Prior to last weekend, the Neuqua Valley Nightmare U-19 girls ultimate team had never played a game.
Certainly its 13 players, hailing from Neuqua Valley, Naperville Central, Naperville North, Evanston, Lyons Township and even Gregory Middle School in Naperville, had played Ultimate, but the team was constructed just seven weeks ago.
While they practiced twice weekly, they didn’t play an official game until last Saturday’s USA Ultimate Youth Club Championship (YCC) in Blaine, Minnesota.
Despite being a new team, Neuqua Valley took seventh place in the YCC, which is the largest and most elite youth ultimate tournament in the country.
“We came into the tournament seeded 11th so I think that we exceeded expectations,” Neuqua Valley coach Jody Kissane said. “It took us the first two games just to get some team chemistry. Our first game was against (Delaware Valley) and we just went from there.”
It didn’t come easily for the Nightmare, but they hung on to beat Minnesota Superior 11-9 and BUDA Boston 10-9 to advance to the quarterfinals.
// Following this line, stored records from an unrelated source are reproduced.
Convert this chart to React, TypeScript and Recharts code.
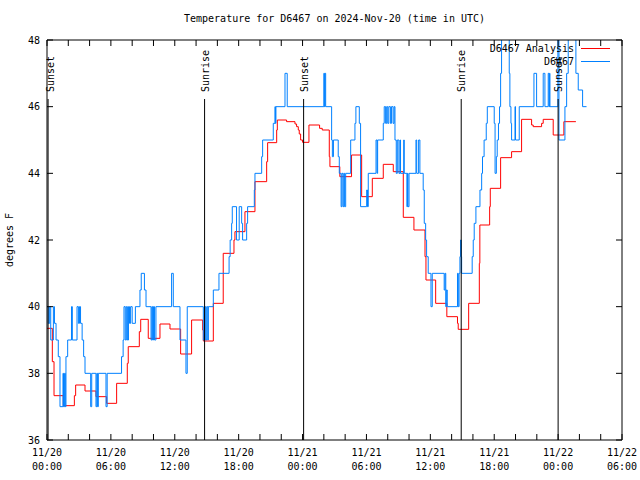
import React from 'react';
import { LineChart, Line, XAxis, YAxis, ReferenceLine } from 'recharts';

// hours since 11/20 00:00 UTC
const redHours = [0, 0.5, 0.66, 1.53, 2.57, 2.69, 3.57, 4.6, 5.6, 6.54, 7.54, 7.63, 8.67, 8.8, 9.51, 10.61, 11.55, 12.55, 13.58, 14.62, 14.68, 15.62, 16.55, 17.56, 17.65, 18.59, 19.53, 20.63, 20.72, 21.57, 21.63, 22.5, 23.29, 23.44, 23.6, 23.69, 23.82, 24.0, 24.6, 25.6, 25.85, 26.51, 26.57, 27.5, 28.6, 29.55, 30.55, 31.58, 32.52, 33.46, 34.46, 35.5, 35.59, 36.5, 37.55, 38.55, 38.62, 39.6, 40.6, 40.65, 41.57, 41.63, 42.6, 43.63, 44.57, 45.51, 45.66, 46.45, 46.6, 47.54, 48.54, 49.67];
const redTemps = [39.35, 38.35, 37.33, 37.03, 37.33, 37.65, 37.47, 37.3, 37.1, 37.7, 38.3, 38.8, 39.25, 39.62, 39.05, 39.48, 39.33, 38.58, 39.6, 39.3, 38.97, 40.1, 41.6, 42.0, 42.25, 42.85, 43.75, 44.35, 44.92, 45.3, 45.6, 45.55, 45.48, 45.4, 45.3, 45.18, 45.0, 44.93, 45.45, 45.35, 45.3, 44.5, 44.2, 43.9, 44.55, 43.3, 43.85, 44.27, 44.05, 42.68, 42.3, 41.5, 40.8, 40.1, 39.7, 39.5, 39.32, 40.1, 41.3, 42.45, 43.0, 43.55, 44.47, 44.65, 45.62, 45.45, 45.4, 45.5, 45.62, 45.15, 45.55, 45.55];

const blueHours = [0, 0.12, 0.25, 0.35, 0.6, 0.7, 0.85, 1.06, 1.22, 1.5, 1.55, 1.65, 1.72, 1.78, 1.94, 2.3, 2.38, 2.82, 2.95, 3.05, 3.15, 3.3, 3.44, 3.57, 4.1, 4.2, 4.6, 4.68, 4.75, 4.82, 5.54, 5.65, 7.0, 7.15, 7.23, 7.35, 7.45, 7.55, 7.65, 7.75, 7.85, 8.0, 8.3, 8.73, 8.85, 9.15, 9.3, 9.77, 9.85, 9.92, 10.0, 10.1, 10.23, 11.7, 11.86, 12.49, 13.05, 13.17, 14.68, 14.8, 14.9, 15.0, 15.1, 15.15, 15.62, 16.15, 17.1, 17.2, 17.34, 17.4, 17.8, 18.05, 18.28, 18.37, 18.75, 18.84, 19.47, 19.53, 20.16, 20.25, 21.25, 21.41, 21.45, 21.5, 22.35, 22.56, 26.0, 26.05, 26.1, 26.17, 26.73, 26.8, 26.9, 27.35, 27.45, 27.62, 27.7, 27.8, 27.88, 27.95, 28.05, 28.52, 28.92, 29.01, 29.33, 29.45, 30.02, 30.1, 30.17, 30.9, 31.0, 31.05, 31.58, 31.67, 31.8, 31.9, 32.0, 32.1, 32.25, 32.35, 32.5, 32.6, 32.68, 32.8, 32.9, 33.05, 33.15, 33.2, 33.5, 33.55, 33.8, 33.85, 33.9, 34.0, 34.65, 34.72, 34.9, 35.02, 35.33, 35.43, 35.56, 35.65, 35.8, 36.06, 36.18, 37.3, 37.38, 37.45, 37.5, 37.59, 38.55, 38.62, 38.7, 38.78, 38.84, 38.9, 38.94, 39.93, 40.03, 40.12, 40.28, 40.66, 40.82, 40.9, 41.05, 41.25, 41.35, 42.0, 42.08, 42.2, 42.28, 42.4, 42.5, 42.6, 42.69, 43.41, 43.47, 43.57, 43.63, 43.95, 44.0, 44.35, 45.73, 45.98, 46.6, 46.76, 47.07, 47.15, 47.2, 47.23, 47.98, 48.08, 48.64, 48.8, 48.95, 49.67, 49.89, 50.3, 50.67];
const blueTemps = [40, 39.5, 40, 39, 40, 39.5, 39, 38.5, 37, 38, 37, 38, 37, 38.5, 39, 40, 39, 40, 39.5, 40, 39.5, 39, 38.5, 38, 37, 38, 37, 38, 37, 38, 37, 38, 38.5, 39, 40, 39, 40, 39, 40, 39.5, 40, 39.5, 40, 40.5, 41, 40.5, 40, 39, 40, 39, 40, 39, 40, 41, 40, 39, 38, 40, 39, 40, 39, 40, 39, 40, 40.5, 41, 41.5, 42, 42.5, 43, 42, 43, 42.5, 42, 42.5, 43, 43.5, 44, 44.5, 45, 45.5, 46, 45.5, 46, 47, 46, 47, 46, 47, 46, 45, 44.5, 45, 44.5, 44, 43, 44, 43, 44, 43, 44, 45, 45.5, 46, 45.5, 43, 43.5, 43, 44, 45, 44, 45, 45.5, 46, 45.5, 46, 45.5, 46, 45.5, 46, 45.5, 46, 45, 44, 45, 44, 45, 44, 45, 44, 43, 44, 43, 44, 45, 44, 45, 44, 43.5, 42.5, 42, 41.5, 41, 40, 41, 40.5, 41, 40, 40.5, 40, 41, 40, 41, 41.5, 42, 41.5, 41, 41.5, 42, 42.5, 43, 43.5, 44, 44.5, 45, 45.5, 46, 45.5, 44, 44.5, 45, 45.5, 46, 47, 49, 47, 46, 45.5, 45, 46, 45, 46, 47, 46, 47, 46, 47, 46, 47, 46, 49, 45, 46, 47, 49, 47, 46.5, 46, 46];

const sunHours = [0.1, 14.8, 24.1, 38.9, 48.0];
const sunLabels = ['Sunset', 'Sunrise', 'Sunset', 'Sunrise', 'Sunset'];

const xTicks = [0, 2, 4, 6, 8, 10, 12, 14, 16, 18, 20, 22, 24, 26, 28, 30, 32, 34, 36, 38, 40, 42, 44, 46, 48, 50, 52, 54];
const xLabelHours = [0, 6, 12, 18, 24, 30, 36, 42, 48, 54];
const xLabelDates = ['11/20', '11/20', '11/20', '11/20', '11/21', '11/21', '11/21', '11/21', '11/22', '11/22'];
const xLabelTimes = ['00:00', '06:00', '12:00', '18:00', '00:00', '06:00', '12:00', '18:00', '00:00', '06:00'];
const yTicks = [36, 38, 40, 42, 44, 46, 48];

const redData = redHours.map((h, i) => ({ h, v: redTemps[i] }));
const blueData = blueHours.map((h, i) => ({ h, v: blueTemps[i] }));

const mono = 'DejaVu Sans Mono';
const sunTop = 46.23;

const XTick = (props: any) => {
  const { x, y, payload } = props;
  const i = xLabelHours.indexOf(payload.value);
  if (i < 0) return <g />;
  return (
    <text x={x} y={y} textAnchor="middle" fontFamily={mono} fontSize={10} fill="#000">
      <tspan x={x} dy={12}>{xLabelDates[i]}</tspan>
      <tspan x={x} dy={14}>{xLabelTimes[i]}</tspan>
    </text>
  );
};

const SunLabel = (text: string) => (props: any) => {
  const vb = props.viewBox || {};
  return (
    <text
      transform={`translate(${Math.max(vb.x + 4, 54)}, ${vb.y - 7}) rotate(-90)`}
      fontFamily={mono}
      fontSize={10}
      fill="#000"
    >
      {text}
    </text>
  );
};

export default function App() {
  return (
    <div style={{ position: 'absolute', left: 0, top: 0, width: 640, height: 480, background: '#fff' }}>
      <LineChart width={640} height={480} margin={{ top: 39, right: 17, bottom: 0, left: 0 }}>
        <XAxis
          dataKey="h"
          type="number"
          domain={[0, 54]}
          ticks={xTicks}
          interval={0}
          allowDataOverflow
          height={40}
          tickSize={-6}
          tickMargin={10}
          tick={<XTick />}
          stroke="#000"
        />
        <XAxis
          xAxisId="top"
          orientation="top"
          dataKey="h"
          type="number"
          domain={[0, 54]}
          ticks={xTicks}
          interval={0}
          allowDataOverflow
          height={1}
          tickSize={-6}
          tickFormatter={() => ''}
          stroke="#000"
        />
        <YAxis
          type="number"
          domain={[36, 48]}
          ticks={yTicks}
          interval={0}
          allowDataOverflow
          width={47}
          tickSize={-6}
          tickMargin={13}
          tick={{ fontFamily: mono, fontSize: 10, fill: '#000' }}
          stroke="#000"
          label={{
            content: () => (
              <text transform="translate(13, 240) rotate(-90)" textAnchor="middle" fontFamily={mono} fontSize={10} fill="#000">
                degrees F
              </text>
            ),
          }}
        />
        <YAxis
          yAxisId="right"
          orientation="right"
          type="number"
          domain={[36, 48]}
          ticks={yTicks}
          interval={0}
          allowDataOverflow
          width={1}
          tickSize={-6}
          tickFormatter={() => ''}
          stroke="#000"
        />
        <Line
          data={redData}
          dataKey="v"
          yAxisId="right"
          type="stepAfter"
          stroke="#ff0000"
          strokeWidth={1}
          dot={false}
          isAnimationActive={false}
        />
        <Line
          data={blueData}
          dataKey="v"
          xAxisId="top"
          type="stepAfter"
          stroke="#0080ff"
          strokeWidth={1}
          dot={false}
          isAnimationActive={false}
        />
        {sunHours.map((h, i) => (
          <ReferenceLine
            key={i}
            segment={[{ x: h, y: sunTop }, { x: h, y: 36 }]}
            stroke="#000"
            strokeWidth={1}
            label={SunLabel(sunLabels[i])}
          />
        ))}
      </LineChart>
      <div
        style={{
          position: 'absolute', left: 47, width: 575, top: 13, textAlign: 'center',
          fontFamily: mono, fontSize: 10, lineHeight: '12px', whiteSpace: 'pre',
        }}
      >
        Temperature for D6467 on 2024-Nov-20 (time in UTC)
      </div>
      <div style={{ position: 'absolute', right: 66, top: 43, fontFamily: mono, fontSize: 10, lineHeight: '12px', whiteSpace: 'pre' }}>
        D6467 Analysis
      </div>
      <div style={{ position: 'absolute', left: 581, top: 48, width: 29, borderTop: '1px solid #ff0000' }} />
      <div style={{ position: 'absolute', right: 66, top: 56, fontFamily: mono, fontSize: 10, lineHeight: '12px', whiteSpace: 'pre' }}>
        D6467
      </div>
      <div style={{ position: 'absolute', left: 581, top: 61, width: 29, borderTop: '1px solid #0080ff' }} />
    </div>
  );
}
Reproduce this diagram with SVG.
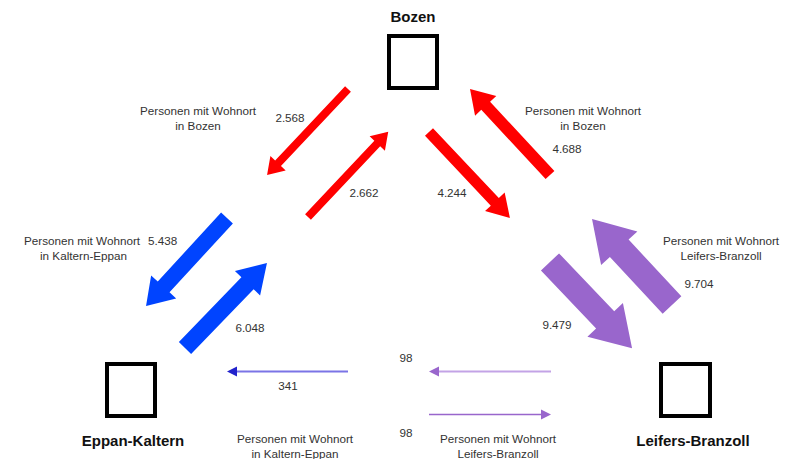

Seattle’s DiscNW team won the title.
“It was a great experience and I think we surprised ourselves a little bit,” Nightmare co-captain Kelly Crowley said. “Ultimate requires a lot of trust from your teammates and we didn’t have much time to get to know each other and prepare for this, so I’m proud of how well we did.”
The Nightmare was also the first girls team from the Chicago area to compete in the YCC, and only Allison Radike (Bradley) and Paige Passaro (Illinois State), both Neuqua Valley graduates, aren’t eligible to play on next year’s U-19 team.
“We could essentially have 11 of them back next year,” Kissane said. “The plan is to send another U-19 team with more players and do even better.”
The Nightmare also sent U-16 boys and U-19 boys teams to Minnesota.
The U-19 team finished in 23rd place, while the U-16 squad tied for seventh, although they also beat the other seventh-place team (Cincinnati Flying Piglets).
“Since we beat them on Saturday, I guess you could say we were sixth place,” Neuqua Valley sophomore captain Ben Swiatek said. “Most of our guys played on the JV or freshmen team this year, but I was on varsity. We had quite a mix. I’ve been playing for four years where some of the guys were only in their first year but did quite well.”
The U-16 boys team was a young one with nine of its 21 players 14 years of age or younger.
“I was really pleased with the results,” U-16 coach Joe Simonelli said. “I think we did better than what people expected from us and it was exciting to see these guys play so well.”
The impact the Neuqua Valley club is having in ultimate is immense. It’s the first high school club to compete in the YCC.
“Ultimate is growing across the United States and I’ve never seen as much high school participation as I’m seeing now,” Neuqua Valley Ultimate president Arnoush Javaherian said. “The fact that we were able to give so many kids an opportunity to play on a national level this weekend is pretty amazing. I’m proud of where we’re at and we’ll only get better.”